Inflation in 2014 remained under control amidst intense pressures from administered prices and volatile foods. Inflation in 2014 was 8.36% (yoy), lower than the 8.38% posted in the previous year and in line with the inflation target set at 4±1%. Higher inflation was the result of a subsidised fuel price hike and the impact of domestic food price shocks at the end of 2014. The subsidised fuel price hike pushed up prices directly and through the second-round effect. In addition to fuel prices, administered prices were also adjusted several times in 2014, including the basic electricity rate and LPG prices. Notwithstanding, core inflation was controlled at 4.93% (yoy) in line with Bank Indonesia policy to manage domestic demand, maintain exchange rate stability and anchor inflation expectations as well as improve coordination with the government to control inflation.  Bank Indonesia is assured that inflation will remain under control within its target corridor of 4±1% in 2015, supported by stable core inflation and a declining international oil price that is projected to contribute to deflation. In order to safeguard attainment of the inflation target, Bank Indonesia will continue to bolster coordination with the central and local governments through national and regional inflation controlling teams in order to manage food inflation and administered prices.
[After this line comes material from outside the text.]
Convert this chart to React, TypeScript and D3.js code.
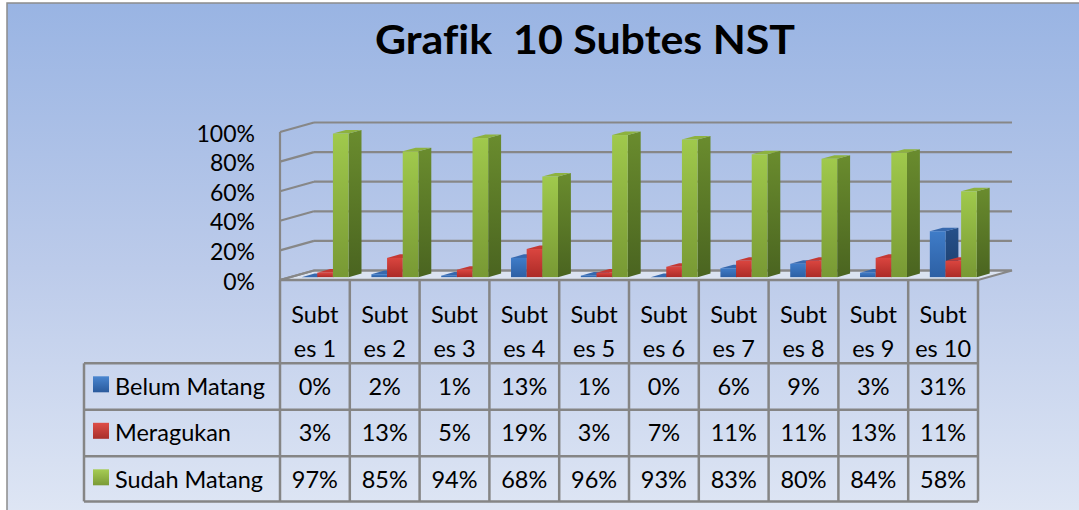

Financial system stability was maintained with the support of tenacious banking sector resilience and improving financial market performance in 2014. Banking industry resilience remained solid with credit risk, liquidity risk and market risk well mitigated and the support of a sound capital base. In November 2014, the capital adequacy ratio remained high at 19.6%, which is well above the minimum threshold of 8%, while the ratio of non-performing loans (NPL) remained low and stable at around 2.0%. Credit growth is projected at 11.9% (yoy) in November 2014, lower than the 22.2% (yoy) achieved during the same period of the preceding year. Bank Indonesia considers the credit slowdown consistent with domestic economic moderation. Meanwhile, deposit growth was 13.8% (yoy) in November 2014, unchanged from the previous year. On the other hand, bank liquidity conditions improved in line with more expansive government financial operations. In future, as the economy gains momentum, deposit and credit growth are projected to accelerate to 14-16% and 15-17% respectively. Meanwhile, the capital market also improved, as indicated by a 22.3% rally on the IDX Composite compared to the previous year. Besides, the yields of tradeable government securities (SBN) decreased.

Bank Indonesia policy in 2015 will continue to focus on maintaining macroeconomic and financial system stability through efforts to strengthen the monetary, macroprudential and payment system policy mix. In the monetary sector, policy will consistently aim to control inflation towards its target corridor and reduce the current account deficit to a more sustainable level through interest rate policy and stabilising the exchange rate in line with its fundamental value. In terms of macroprudential policy, selectively looser macroprudential policy to expand funding sources for the banking sector will simultaneously support financial market deepening and catalyse credit extension to priority productive sectors. Meanwhile, payment system policy will be directed towards developing a more efficient domestic payment system industry. The panoply of aforementioned policies will be accompanied by greater coordination with the government and relevant agencies in order to maintain macroeconomic stability with an increasingly solid economic structure and to support higher economic growth."